◆ **Work instructions**: What follows is a listing; restate every line of it word for word.
· · ·
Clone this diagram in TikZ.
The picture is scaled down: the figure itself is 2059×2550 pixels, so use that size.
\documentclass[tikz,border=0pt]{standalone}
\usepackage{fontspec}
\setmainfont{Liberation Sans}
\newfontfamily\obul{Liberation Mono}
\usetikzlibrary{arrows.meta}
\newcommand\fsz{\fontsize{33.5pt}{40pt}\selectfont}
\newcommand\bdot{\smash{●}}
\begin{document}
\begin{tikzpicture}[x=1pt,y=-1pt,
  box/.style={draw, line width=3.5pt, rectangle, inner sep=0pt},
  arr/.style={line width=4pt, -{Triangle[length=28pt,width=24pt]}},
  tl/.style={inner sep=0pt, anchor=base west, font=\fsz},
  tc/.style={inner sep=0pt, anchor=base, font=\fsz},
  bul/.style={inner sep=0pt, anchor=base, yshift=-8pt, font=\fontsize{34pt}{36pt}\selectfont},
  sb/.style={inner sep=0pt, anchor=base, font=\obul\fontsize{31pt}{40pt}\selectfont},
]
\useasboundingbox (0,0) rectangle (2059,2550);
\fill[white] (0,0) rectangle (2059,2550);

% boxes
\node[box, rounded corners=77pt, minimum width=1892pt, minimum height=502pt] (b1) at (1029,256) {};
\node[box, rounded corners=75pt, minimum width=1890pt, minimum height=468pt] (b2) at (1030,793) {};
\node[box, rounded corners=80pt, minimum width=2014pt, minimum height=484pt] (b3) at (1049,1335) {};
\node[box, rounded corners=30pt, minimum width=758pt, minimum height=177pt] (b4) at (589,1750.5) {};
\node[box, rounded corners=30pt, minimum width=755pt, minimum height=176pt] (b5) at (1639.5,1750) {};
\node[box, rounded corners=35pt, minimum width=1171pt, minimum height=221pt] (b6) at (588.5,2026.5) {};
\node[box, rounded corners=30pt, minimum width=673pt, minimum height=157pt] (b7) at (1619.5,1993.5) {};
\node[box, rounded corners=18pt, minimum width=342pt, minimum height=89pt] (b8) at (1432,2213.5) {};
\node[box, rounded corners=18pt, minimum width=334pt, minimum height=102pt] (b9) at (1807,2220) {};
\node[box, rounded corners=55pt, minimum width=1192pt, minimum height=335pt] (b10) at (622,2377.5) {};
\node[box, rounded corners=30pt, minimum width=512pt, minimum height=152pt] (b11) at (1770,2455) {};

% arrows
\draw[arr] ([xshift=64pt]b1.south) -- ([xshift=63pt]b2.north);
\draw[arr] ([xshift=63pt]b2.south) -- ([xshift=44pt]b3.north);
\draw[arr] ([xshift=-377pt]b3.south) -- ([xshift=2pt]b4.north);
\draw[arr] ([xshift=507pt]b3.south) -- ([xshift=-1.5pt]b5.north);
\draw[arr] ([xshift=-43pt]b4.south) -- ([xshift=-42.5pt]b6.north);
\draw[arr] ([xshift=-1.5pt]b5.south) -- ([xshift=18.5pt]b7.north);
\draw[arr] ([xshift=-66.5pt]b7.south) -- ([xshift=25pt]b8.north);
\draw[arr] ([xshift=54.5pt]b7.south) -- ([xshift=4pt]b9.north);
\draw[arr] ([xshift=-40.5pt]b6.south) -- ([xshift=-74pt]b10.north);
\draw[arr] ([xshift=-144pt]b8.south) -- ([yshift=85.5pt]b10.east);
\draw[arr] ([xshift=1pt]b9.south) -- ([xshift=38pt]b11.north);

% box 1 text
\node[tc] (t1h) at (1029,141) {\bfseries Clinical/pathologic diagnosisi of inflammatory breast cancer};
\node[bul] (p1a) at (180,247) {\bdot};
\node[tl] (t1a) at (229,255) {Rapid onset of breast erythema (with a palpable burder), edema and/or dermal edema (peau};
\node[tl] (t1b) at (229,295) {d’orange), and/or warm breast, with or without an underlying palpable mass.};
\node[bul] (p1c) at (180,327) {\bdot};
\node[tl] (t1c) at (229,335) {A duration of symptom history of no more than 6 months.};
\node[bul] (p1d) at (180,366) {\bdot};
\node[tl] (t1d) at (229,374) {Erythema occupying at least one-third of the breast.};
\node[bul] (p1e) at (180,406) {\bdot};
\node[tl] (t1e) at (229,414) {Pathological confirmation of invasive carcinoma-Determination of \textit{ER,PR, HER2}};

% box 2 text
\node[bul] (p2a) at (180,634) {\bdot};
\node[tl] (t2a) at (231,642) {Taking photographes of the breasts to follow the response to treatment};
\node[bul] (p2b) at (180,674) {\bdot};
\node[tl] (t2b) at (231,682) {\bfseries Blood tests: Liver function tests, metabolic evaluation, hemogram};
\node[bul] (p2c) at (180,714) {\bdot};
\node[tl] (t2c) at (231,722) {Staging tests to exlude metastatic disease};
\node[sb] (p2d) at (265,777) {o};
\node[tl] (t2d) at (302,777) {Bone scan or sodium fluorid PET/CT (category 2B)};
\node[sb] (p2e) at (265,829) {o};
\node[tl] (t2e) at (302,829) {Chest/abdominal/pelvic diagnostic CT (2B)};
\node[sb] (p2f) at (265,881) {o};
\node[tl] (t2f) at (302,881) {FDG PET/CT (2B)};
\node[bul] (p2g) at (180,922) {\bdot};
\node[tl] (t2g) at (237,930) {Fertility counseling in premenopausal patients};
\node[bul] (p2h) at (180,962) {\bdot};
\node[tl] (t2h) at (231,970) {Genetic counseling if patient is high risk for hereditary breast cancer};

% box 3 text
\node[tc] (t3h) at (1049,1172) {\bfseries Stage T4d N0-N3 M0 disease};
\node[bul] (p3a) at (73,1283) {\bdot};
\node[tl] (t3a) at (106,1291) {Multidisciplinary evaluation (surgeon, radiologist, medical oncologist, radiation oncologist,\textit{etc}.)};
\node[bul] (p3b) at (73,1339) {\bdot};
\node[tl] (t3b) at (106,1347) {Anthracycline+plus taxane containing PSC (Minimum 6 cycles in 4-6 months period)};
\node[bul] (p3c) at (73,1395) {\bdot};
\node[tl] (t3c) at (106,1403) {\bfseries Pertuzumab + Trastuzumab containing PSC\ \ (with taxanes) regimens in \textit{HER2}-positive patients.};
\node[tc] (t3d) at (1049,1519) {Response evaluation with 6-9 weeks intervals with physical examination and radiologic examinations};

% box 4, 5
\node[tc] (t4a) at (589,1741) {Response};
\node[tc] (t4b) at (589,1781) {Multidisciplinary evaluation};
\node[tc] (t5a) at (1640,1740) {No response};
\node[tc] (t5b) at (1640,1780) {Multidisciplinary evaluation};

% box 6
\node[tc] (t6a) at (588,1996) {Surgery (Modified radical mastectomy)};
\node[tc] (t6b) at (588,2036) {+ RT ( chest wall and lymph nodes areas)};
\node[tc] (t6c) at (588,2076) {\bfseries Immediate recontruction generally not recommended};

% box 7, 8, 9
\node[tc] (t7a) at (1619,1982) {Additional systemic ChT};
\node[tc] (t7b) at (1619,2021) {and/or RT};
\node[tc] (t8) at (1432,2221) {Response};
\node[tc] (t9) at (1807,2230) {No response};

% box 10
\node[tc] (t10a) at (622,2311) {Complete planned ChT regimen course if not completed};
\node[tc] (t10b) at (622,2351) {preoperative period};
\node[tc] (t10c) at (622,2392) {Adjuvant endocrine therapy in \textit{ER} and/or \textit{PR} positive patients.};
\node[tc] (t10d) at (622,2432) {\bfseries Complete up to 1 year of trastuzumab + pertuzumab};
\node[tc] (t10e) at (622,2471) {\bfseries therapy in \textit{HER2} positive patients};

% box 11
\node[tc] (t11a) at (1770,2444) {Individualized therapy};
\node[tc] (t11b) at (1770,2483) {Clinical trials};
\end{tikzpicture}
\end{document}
· · ·
◆ **Task response**:
Clone this diagram in TikZ.
The picture is scaled down: the figure itself is 2059×2550 pixels, so use that size.
\documentclass[tikz,border=0pt]{standalone}
\usepackage{fontspec}
\setmainfont{Liberation Sans}
\newfontfamily\obul{Liberation Mono}
\usetikzlibrary{arrows.meta}
\newcommand\fsz{\fontsize{33.5pt}{40pt}\selectfont}
\newcommand\bdot{\smash{●}}
\begin{document}
\begin{tikzpicture}[x=1pt,y=-1pt,
  box/.style={draw, line width=3.5pt, rectangle, inner sep=0pt},
  arr/.style={line width=4pt, -{Triangle[length=28pt,width=24pt]}},
  tl/.style={inner sep=0pt, anchor=base west, font=\fsz},
  tc/.style={inner sep=0pt, anchor=base, font=\fsz},
  bul/.style={inner sep=0pt, anchor=base, yshift=-8pt, font=\fontsize{34pt}{36pt}\selectfont},
  sb/.style={inner sep=0pt, anchor=base, font=\obul\fontsize{31pt}{40pt}\selectfont},
]
\useasboundingbox (0,0) rectangle (2059,2550);
\fill[white] (0,0) rectangle (2059,2550);

% boxes
\node[box, rounded corners=77pt, minimum width=1892pt, minimum height=502pt] (b1) at (1029,256) {};
\node[box, rounded corners=75pt, minimum width=1890pt, minimum height=468pt] (b2) at (1030,793) {};
\node[box, rounded corners=80pt, minimum width=2014pt, minimum height=484pt] (b3) at (1049,1335) {};
\node[box, rounded corners=30pt, minimum width=758pt, minimum height=177pt] (b4) at (589,1750.5) {};
\node[box, rounded corners=30pt, minimum width=755pt, minimum height=176pt] (b5) at (1639.5,1750) {};
\node[box, rounded corners=35pt, minimum width=1171pt, minimum height=221pt] (b6) at (588.5,2026.5) {};
\node[box, rounded corners=30pt, minimum width=673pt, minimum height=157pt] (b7) at (1619.5,1993.5) {};
\node[box, rounded corners=18pt, minimum width=342pt, minimum height=89pt] (b8) at (1432,2213.5) {};
\node[box, rounded corners=18pt, minimum width=334pt, minimum height=102pt] (b9) at (1807,2220) {};
\node[box, rounded corners=55pt, minimum width=1192pt, minimum height=335pt] (b10) at (622,2377.5) {};
\node[box, rounded corners=30pt, minimum width=512pt, minimum height=152pt] (b11) at (1770,2455) {};

% arrows
\draw[arr] ([xshift=64pt]b1.south) -- ([xshift=63pt]b2.north);
\draw[arr] ([xshift=63pt]b2.south) -- ([xshift=44pt]b3.north);
\draw[arr] ([xshift=-377pt]b3.south) -- ([xshift=2pt]b4.north);
\draw[arr] ([xshift=507pt]b3.south) -- ([xshift=-1.5pt]b5.north);
\draw[arr] ([xshift=-43pt]b4.south) -- ([xshift=-42.5pt]b6.north);
\draw[arr] ([xshift=-1.5pt]b5.south) -- ([xshift=18.5pt]b7.north);
\draw[arr] ([xshift=-66.5pt]b7.south) -- ([xshift=25pt]b8.north);
\draw[arr] ([xshift=54.5pt]b7.south) -- ([xshift=4pt]b9.north);
\draw[arr] ([xshift=-40.5pt]b6.south) -- ([xshift=-74pt]b10.north);
\draw[arr] ([xshift=-144pt]b8.south) -- ([yshift=85.5pt]b10.east);
\draw[arr] ([xshift=1pt]b9.south) -- ([xshift=38pt]b11.north);

% box 1 text
\node[tc] (t1h) at (1029,141) {\bfseries Clinical/pathologic diagnosisi of inflammatory breast cancer};
\node[bul] (p1a) at (180,247) {\bdot};
\node[tl] (t1a) at (229,255) {Rapid onset of breast erythema (with a palpable burder), edema and/or dermal edema (peau};
\node[tl] (t1b) at (229,295) {d’orange), and/or warm breast, with or without an underlying palpable mass.};
\node[bul] (p1c) at (180,327) {\bdot};
\node[tl] (t1c) at (229,335) {A duration of symptom history of no more than 6 months.};
\node[bul] (p1d) at (180,366) {\bdot};
\node[tl] (t1d) at (229,374) {Erythema occupying at least one-third of the breast.};
\node[bul] (p1e) at (180,406) {\bdot};
\node[tl] (t1e) at (229,414) {Pathological confirmation of invasive carcinoma-Determination of \textit{ER,PR, HER2}};

% box 2 text
\node[bul] (p2a) at (180,634) {\bdot};
\node[tl] (t2a) at (231,642) {Taking photographes of the breasts to follow the response to treatment};
\node[bul] (p2b) at (180,674) {\bdot};
\node[tl] (t2b) at (231,682) {\bfseries Blood tests: Liver function tests, metabolic evaluation, hemogram};
\node[bul] (p2c) at (180,714) {\bdot};
\node[tl] (t2c) at (231,722) {Staging tests to exlude metastatic disease};
\node[sb] (p2d) at (265,777) {o};
\node[tl] (t2d) at (302,777) {Bone scan or sodium fluorid PET/CT (category 2B)};
\node[sb] (p2e) at (265,829) {o};
\node[tl] (t2e) at (302,829) {Chest/abdominal/pelvic diagnostic CT (2B)};
\node[sb] (p2f) at (265,881) {o};
\node[tl] (t2f) at (302,881) {FDG PET/CT (2B)};
\node[bul] (p2g) at (180,922) {\bdot};
\node[tl] (t2g) at (237,930) {Fertility counseling in premenopausal patients};
\node[bul] (p2h) at (180,962) {\bdot};
\node[tl] (t2h) at (231,970) {Genetic counseling if patient is high risk for hereditary breast cancer};

% box 3 text
\node[tc] (t3h) at (1049,1172) {\bfseries Stage T4d N0-N3 M0 disease};
\node[bul] (p3a) at (73,1283) {\bdot};
\node[tl] (t3a) at (106,1291) {Multidisciplinary evaluation (surgeon, radiologist, medical oncologist, radiation oncologist,\textit{etc}.)};
\node[bul] (p3b) at (73,1339) {\bdot};
\node[tl] (t3b) at (106,1347) {Anthracycline+plus taxane containing PSC (Minimum 6 cycles in 4-6 months period)};
\node[bul] (p3c) at (73,1395) {\bdot};
\node[tl] (t3c) at (106,1403) {\bfseries Pertuzumab + Trastuzumab containing PSC\ \ (with taxanes) regimens in \textit{HER2}-positive patients.};
\node[tc] (t3d) at (1049,1519) {Response evaluation with 6-9 weeks intervals with physical examination and radiologic examinations};

% box 4, 5
\node[tc] (t4a) at (589,1741) {Response};
\node[tc] (t4b) at (589,1781) {Multidisciplinary evaluation};
\node[tc] (t5a) at (1640,1740) {No response};
\node[tc] (t5b) at (1640,1780) {Multidisciplinary evaluation};

% box 6
\node[tc] (t6a) at (588,1996) {Surgery (Modified radical mastectomy)};
\node[tc] (t6b) at (588,2036) {+ RT ( chest wall and lymph nodes areas)};
\node[tc] (t6c) at (588,2076) {\bfseries Immediate recontruction generally not recommended};

% box 7, 8, 9
\node[tc] (t7a) at (1619,1982) {Additional systemic ChT};
\node[tc] (t7b) at (1619,2021) {and/or RT};
\node[tc] (t8) at (1432,2221) {Response};
\node[tc] (t9) at (1807,2230) {No response};

% box 10
\node[tc] (t10a) at (622,2311) {Complete planned ChT regimen course if not completed};
\node[tc] (t10b) at (622,2351) {preoperative period};
\node[tc] (t10c) at (622,2392) {Adjuvant endocrine therapy in \textit{ER} and/or \textit{PR} positive patients.};
\node[tc] (t10d) at (622,2432) {\bfseries Complete up to 1 year of trastuzumab + pertuzumab};
\node[tc] (t10e) at (622,2471) {\bfseries therapy in \textit{HER2} positive patients};

% box 11
\node[tc] (t11a) at (1770,2444) {Individualized therapy};
\node[tc] (t11b) at (1770,2483) {Clinical trials};
\end{tikzpicture}
\end{document}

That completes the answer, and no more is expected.